Wet pots are designed to grow plants that thrive in boggy conditions. They are ideal for growing Pak Choi, Mizuna and Tatsoi, they are not suitable for growing vegetables that need good drainage. Wet pots are also cheap and easy to make.
A wet pot is a watertight container that has a set of small holes drilled in it at about 1/3 of the way up its side for drainage. Basically it works like a self watering pot but with the reservoir filled with sodden soil instead of water. The reservoir is also much larger and closer than a self watering pot’s reservoir. As the holes are so small the drainage is poor, the effect of this larger reservoir and poor drainage is to keep the soil very wet, which is ideal for growing Asian vegetables such as Pak Choi, Mizuna and Tatsoi. When grown in soil that is constantly wet these vegetables are far less likely to bolt (go to seed).

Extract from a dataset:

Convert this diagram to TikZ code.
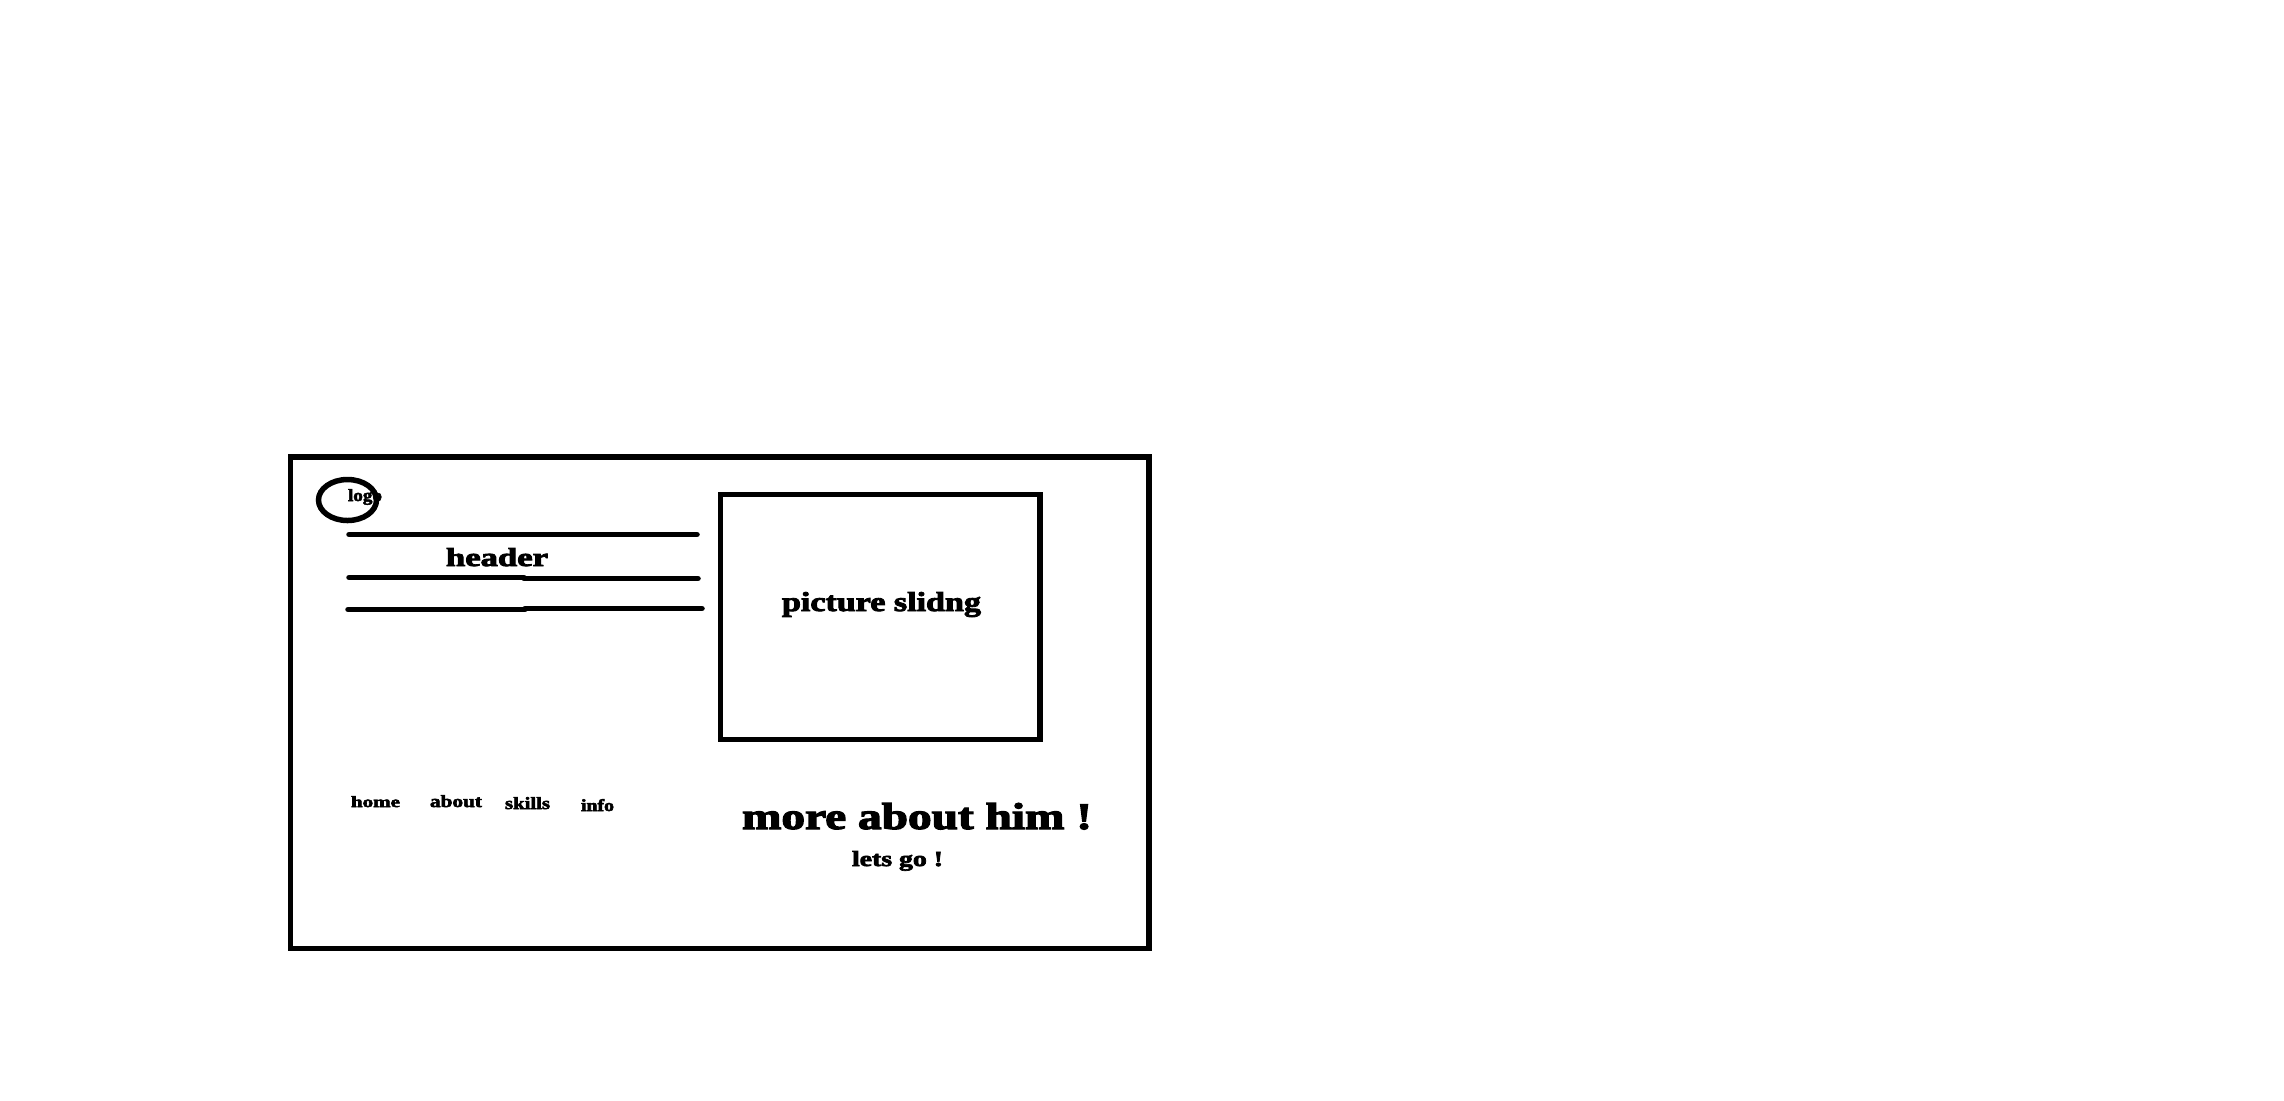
\documentclass[tikz,border=0pt]{standalone}
\usepackage{fontspec}
\usepackage{graphicx}
\setmainfont[FakeBold=3]{Liberation Serif Bold}
\newlength{\px}\setlength{\px}{0.5pt}
\newcommand{\fitlabel}[3]{\resizebox{#1\px}{#2\px}{#3}}
\tikzset{
  x=0.5pt,y=-0.5pt,
  frame/.style={draw=black,line width=2.75pt,fill=none},
  rule/.style={draw=black,line width=2.75pt,line cap=round},
  lab/.style={anchor=base west,inner sep=0pt,outer sep=0pt,text=black},
}
\begin{document}
\begin{tikzpicture}
\useasboundingbox (0,0) rectangle (2284,1100);
\fill[white] (0,0) rectangle (2284,1100);
\draw[frame] (290.5,457) rectangle (1149,948.5);
\draw[frame] (720.5,494.5) rectangle (1040,739.5);
\draw[frame] (347.5,500) ellipse [x radius=29,y radius=20.5];
\draw[rule] (349,534.5) -- (697,534.5);
\draw[rule] (349,577.5) -- (524,577.5);
\draw[rule] (524,578.5) -- (698,578.5);
\draw[rule] (348,609.5) -- (525,609.5);
\draw[rule] (525,608.5) -- (702,608.5);
\node[lab] (logo) at (348,501) {\fitlabel{34}{12}{logo}};
\node[lab] (header) at (446,566) {\fitlabel{102}{18}{header}};
\node[lab] (slide) at (782,611) {\fitlabel{199}{19}{picture slidng}};
\node[lab] (home) at (351,807) {\fitlabel{49}{11}{home}};
\node[lab] (about) at (430,807) {\fitlabel{52}{12}{about}};
\node[lab] (skills) at (505,809) {\fitlabel{45}{12}{skills}};
\node[lab] (info) at (581,811) {\fitlabel{33}{12}{info}};
\node[lab] (more) at (742,829) {\fitlabel{350}{26}{more about him !}};
\node[lab] (go) at (852,866) {\fitlabel{91}{15}{lets go !}};
\end{tikzpicture}
\end{document}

Any watertight container will do but I use standard 10 litre buckets or 14 litre builders buckets. These buckets are large enough to hold sufficient water to meet a plant’s needs for three or four days but small enough to be moved easily. Using buckets has the added advantage of making them even easier to move around, though it is best to avoid buckets with plastic handles as they break easily.
TAKE A WATERTIGHT CONTAINER (A BUCKET IS IDEAL), MEASURE TO A POINT APPROXIMATELY 1/3 OF THE WAY UP ITS SIDE AND MARK THE POINT WITH A PENCIL
REPEAT THE PROCESS SEVERAL TIMES AROUND THE THE SIDE
DRILL SMALL HOLES AT REGULAR INTERVALS AROUND THE CONTAINER USING THE PENCIL MARKS AS A GUIDELINE
The holes should only be about 3 to 5 mm large, which is large enough to allow excess water to drain away but small enough so soil is not washed out the holes in large amounts. As the pot is designed for water loving plants the holes are only there to stop the container from filling with water. They are not there to create good drainage.
FILL THE CONTAINER WITH COMPOST OR SOIL, PLANT SUITABLE SEEDLINGS AND WATER IN
You can also add some animal manure to the base. How many seedlings can be planted will depend on the size of the container and type of vegetable. I usually plant a single green Pak Choi seedling in a bucket and three seedlings in a builders bucket.
If you are sowing seeds then spread a thin layer of seed raising mix over the top of the soil and plant your seeds into that.
IF THE BUCKET IS SITTING ON A SURFACE THAT YOU DO NOT WANT TO BECOME WET THEN PLACE A SAUCER UNDERNEATH IT TO CATCH ANY OVERFLOW FROM THE DRAINAGE HOLES
Not that these instructions should only be seen as a rough guideline. Feel free to experiment with different sizes and hole heights etc..
Cutaway illustration showing how wet pots work.
Detail of drainage holes in a wet pot made from a 14 litre builders bucket.
Pak Choi (foreground) and Mizuna (centre) in wet pots made form standard buckets. Black buckets are ideal as they are more resistant to UV sunlight (the plastic takes longer to break down) and absorb the heat of the sun more readily, which means the soil in the bucket will be warmer.
Mature Green Pak Choi plants that were grown in a wet pot. I have found that F1 green Pak Choi is the best variety of Pak Choi to grow in a wet pot as it is very resistant to bolting.